* To do *
Begin with the first line and repeat exactly through the line containing "from bokeh.resources import INLINE"; leave every image out.

[Items from a data source]
* BEGIN *

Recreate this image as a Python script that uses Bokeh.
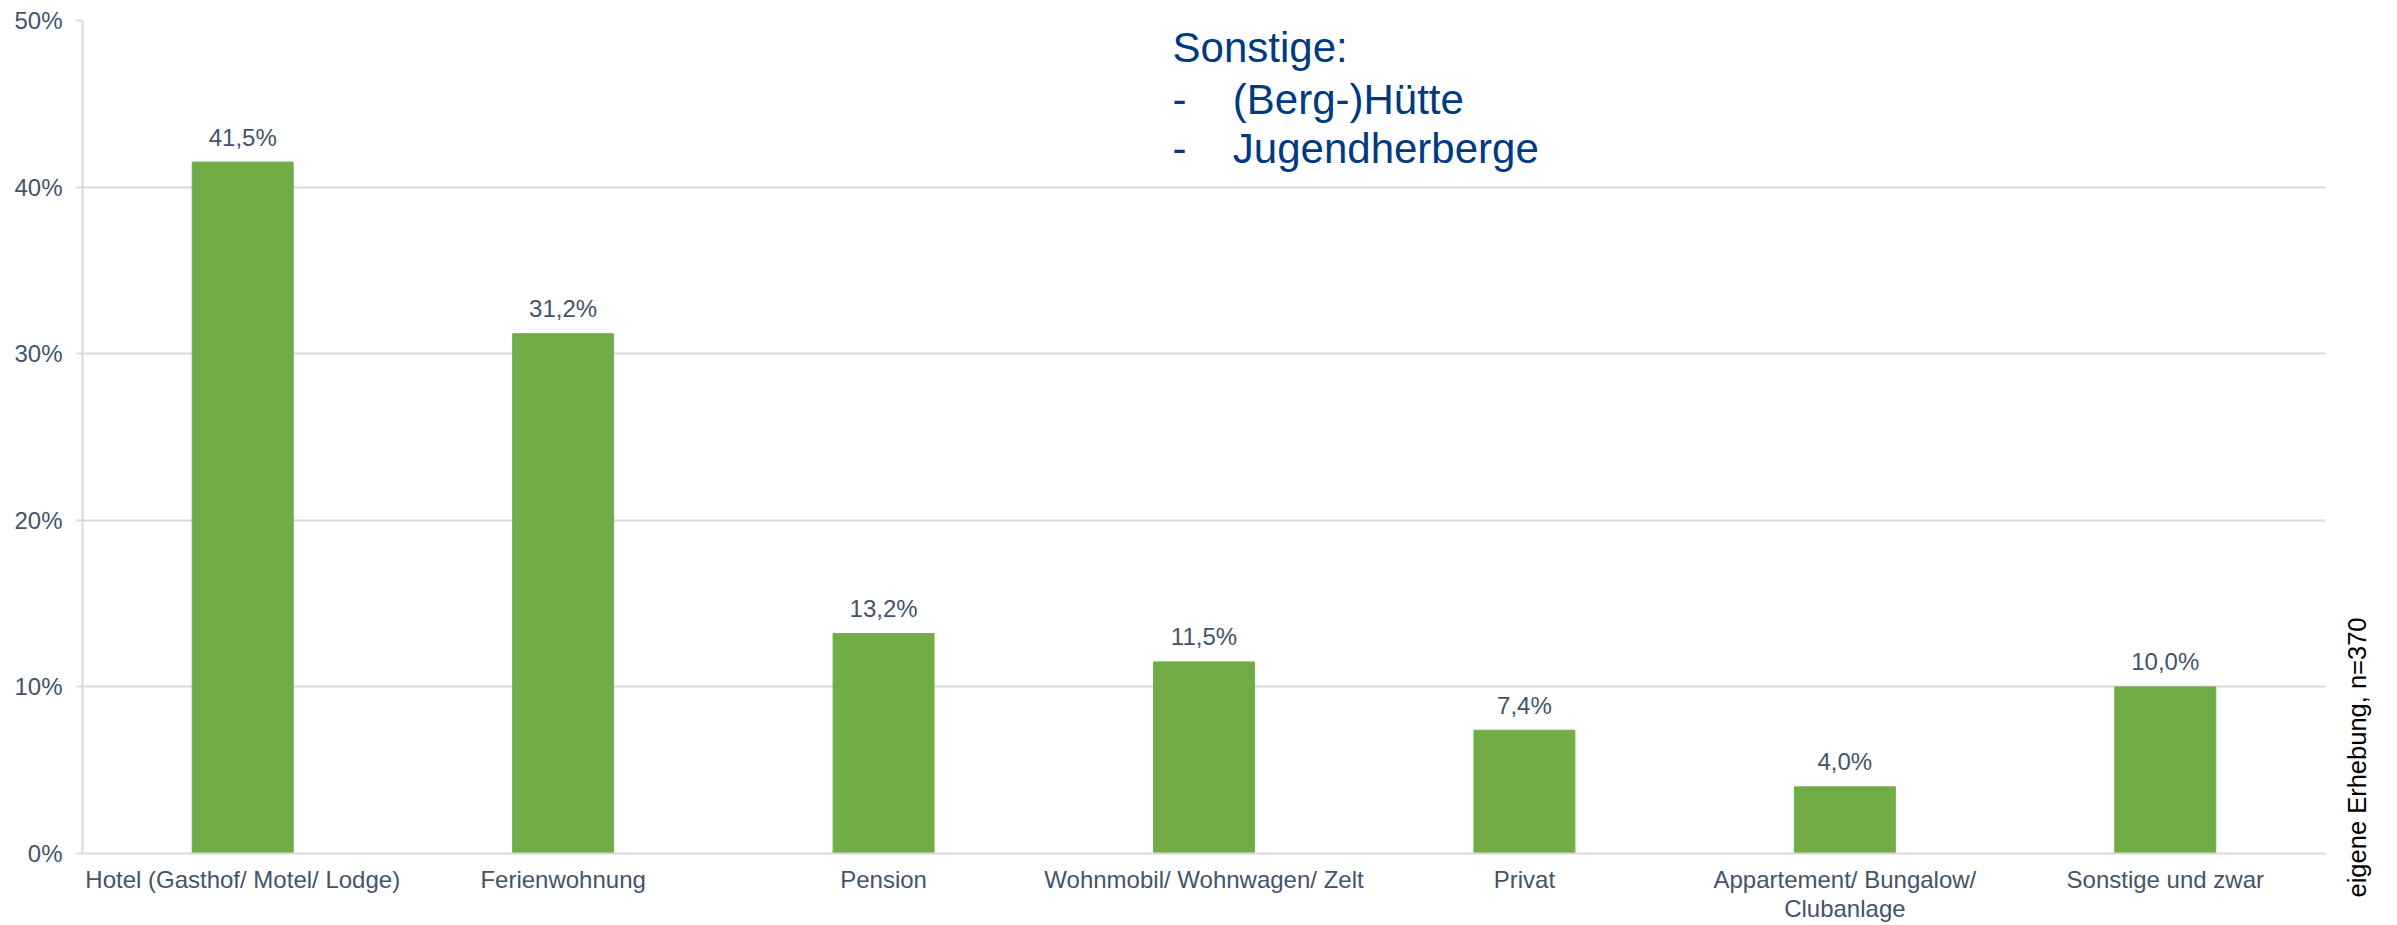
import numpy as np
from bokeh.plotting import figure
from bokeh.layouts import row
from bokeh.models import Range1d, FixedTicker, PrintfTickFormatter, Label, ColumnDataSource
from bokeh.core.properties import value
from bokeh.embed import file_html
from bokeh.resources import INLINE

categories = [
    "Hotel (Gasthof/ Motel/ Lodge)",
    "Ferienwohnung",
    "Pension",
    "Wohnmobil/ Wohnwagen/ Zelt",
    "Privat",
    "Appartement/ Bungalow/\nClubanlage",
    "Sonstige und zwar",
]
values = [41.5, 31.2, 13.2, 11.5, 7.4, 4.0, 10.0]
y_ticks = [0, 10, 20, 30, 40, 50]
note_title = "Sonstige:"
note_items = ["(Berg-)Hütte", "Jugendherberge"]
source_note = "eigene Erhebung, n=370"

FONT = "Liberation Sans"
TXT = "#44546A"
GRID = "#D9D9D9"
GREEN = "#70AD47"
BLUE = "#003A80"

xs = np.arange(len(categories)) + 0.5
labels = [f"{v:.1f}%".replace(".", ",") for v in values]
src = ColumnDataSource(dict(x=xs, top=values, lab=labels))

p = figure(width=2327, height=925, output_backend="svg", toolbar_location=None,
           x_range=Range1d(0, len(categories)), y_range=Range1d(0, 50),
           min_border_left=82, min_border_right=2, min_border_top=20, min_border_bottom=70)
p.outline_line_color = None
p.background_fill_color = "white"
p.border_fill_color = "white"

p.vbar(x="x", top="top", width=0.315, color=GREEN, source=src)
p.text(x="x", y="top", text="lab", source=src, text_align="center", text_baseline="middle",
       y_offset=-25, text_font=value(FONT), text_font_size="24px", text_color=TXT)

# y axis
yax = p.yaxis[0]
yax.ticker = FixedTicker(ticks=y_ticks)
yax.formatter = PrintfTickFormatter(format="%d%%")
yax.major_label_text_font = FONT
yax.major_label_text_font_size = "24px"
yax.major_label_text_color = TXT
yax.axis_line_color = GRID
yax.axis_line_width = 2
yax.major_tick_line_color = GRID
yax.major_tick_line_width = 2
yax.major_tick_out = 6
yax.major_tick_in = 0
yax.minor_tick_line_color = None
yax.major_label_standoff = 14

# x axis
xax = p.xaxis[0]
xax.ticker = FixedTicker(ticks=list(xs))
xax.major_label_overrides = {float(x): c for x, c in zip(xs, categories)}
xax.major_label_text_font = FONT
xax.major_label_text_font_size = "24px"
xax.major_label_text_color = TXT
xax.major_label_text_line_height = 1.1
xax.axis_line_color = GRID
xax.axis_line_width = 2
xax.major_tick_line_color = None
xax.major_tick_out = 0
xax.major_tick_in = 0
xax.minor_tick_line_color = None
xax.major_label_standoff = 12

p.xgrid.grid_line_color = None
p.ygrid.ticker = FixedTicker(ticks=y_ticks)
p.ygrid.grid_line_color = GRID
p.ygrid.grid_line_width = 2

# annotation block
dash_x = 3.402
item_x = 3.59
note_ys = [45.25, 42.3]
p.add_layout(Label(x=dash_x, y=48.4, text=note_title, text_font=FONT, text_font_size="42px",
                   text_color=BLUE, text_baseline="middle"))
for it, yy in zip(note_items, note_ys):
    p.add_layout(Label(x=dash_x, y=yy, text="-", text_font=FONT, text_font_size="42px",
                       text_color=BLUE, text_baseline="middle"))
    p.add_layout(Label(x=item_x, y=yy, text=it, text_font=FONT, text_font_size="42px",
                       text_color=BLUE, text_baseline="middle"))

# side strip with rotated source note
side = figure(width=70, height=925, output_backend="svg", toolbar_location=None,
              x_range=Range1d(0, 70), y_range=Range1d(0, 925),
              min_border=0, x_axis_type=None, y_axis_type=None)
side.frame_align = False
side.outline_line_color = None
side.xgrid.grid_line_color = None
side.ygrid.grid_line_color = None
side.text(x=[29], y=[28], text=[source_note], angle=np.pi / 2, text_align="left",
          text_baseline="middle", text_font=value(FONT), text_font_size="25.5px",
          text_color="black")

layout = row(p, side, spacing=0)
open("out.html", "w").write(file_html(layout, INLINE))
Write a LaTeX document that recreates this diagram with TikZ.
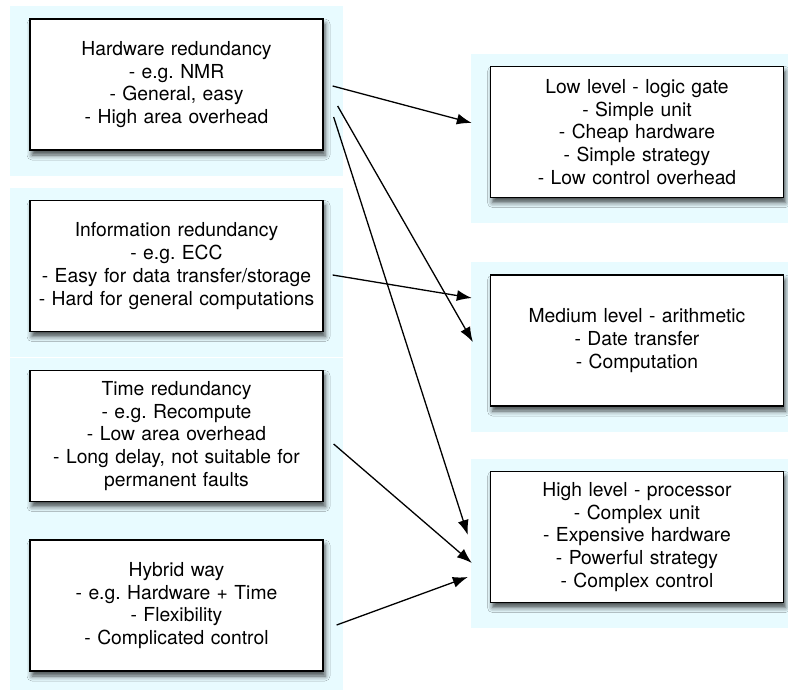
\documentclass[tikz,border=0pt]{standalone}
\usepackage{fontspec}
\setmainfont{TeX Gyre Heros}
\frenchspacing
\usepackage{tikz}
\usetikzlibrary{backgrounds, calc, arrows.meta, shadows.blur}
\definecolor{panelcol}{RGB}{232,251,255}
\tikzstyle{line} = [draw, line width=1.3pt, -{Latex[length=15pt, width=11pt]}]
\tikzstyle{box} = [rectangle, draw, line width=1.3pt, fill=white, minimum width=293pt, minimum height=131pt, text width=290pt, inner sep=0pt, align=center, font=\fontsize{19.3}{22.7}\selectfont, blur shadow={shadow xshift=2pt, shadow yshift=-5pt, shadow blur radius=5pt, shadow opacity=70}]
\tikzstyle{panel} = [fill=panelcol]

\begin{document}
\begin{tikzpicture}[x=1pt, y=-1pt]
	\useasboundingbox (0,0) rectangle (788,690);
	
	% methods
	\node [box] (hw) at (176.5,84.5) {Hardware redundancy\\- e.g. NMR\\- General, easy\\- High area overhead};
	\node [box, below of = hw, node distance = 181.5pt] (info) {Information redundancy\\- e.g. ECC\\- Easy for data transfer/storage\\- Hard for general computations};
	\node [box, below of = info, node distance = 170pt] (time) {Time redundancy\\- e.g. Recompute\\- Low area overhead\\- Long delay, not suitable for\\permanent faults};
	\node [box, below of = time, node distance = 169.5pt] (hyb) {Hybrid way\\- e.g. Hardware + Time\\- Flexibility\\- Complicated control};
	
	% levels
	\node [box] (low) at (637,132) {Low level - logic gate\\- Simple unit\\- Cheap hardware\\- Simple strategy\\- Low control overhead};
	\node [box, below of = low, node distance = 208.5pt] (med) {Medium level - arithmetic\\- Date transfer\\- Computation};
	\node [box, below of = med, node distance = 196.5pt] (high) {High level - processor\\- Complex unit\\- Expensive hardware\\- Powerful strategy\\- Complex control};
	
	\begin{scope}[on background layer]
		\foreach \n in {hw, info, time, hyb, low, med, high}
			\path [panel] ([xshift=-19pt, yshift=12pt]\n.north west) rectangle ([xshift=19pt, yshift=-25pt]\n.south east);
	\end{scope}
	
	\path [line] ($(hw.east)+(9,1.5)$) -- ($(low.west)+(-18,-9)$);
	\path [line] ($(hw.east)+(14,21.5)$) -- ($(med.west)+(-17,1.5)$);
	\path [line] ($(hw.east)+(10,32.5)$) -- ($(high.west)+(-22,-2)$);
	\path [line] ($(info.east)+(9,9)$) -- ($(med.west)+(-18,-42.5)$);
	\path [line] ($(time.east)+(10,8)$) -- ($(high.west)+(-18,26)$);
	\path [line] ($(hyb.east)+(13,19.5)$) -- ($(high.west)+(-22,40)$);
\end{tikzpicture}
\end{document}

* END *

* Written answer *
Recreate this image as a Python script that uses Bokeh.
import numpy as np
from bokeh.plotting import figure
from bokeh.layouts import row
from bokeh.models import Range1d, FixedTicker, PrintfTickFormatter, Label, ColumnDataSource
from bokeh.core.properties import value
from bokeh.embed import file_html
from bokeh.resources import INLINE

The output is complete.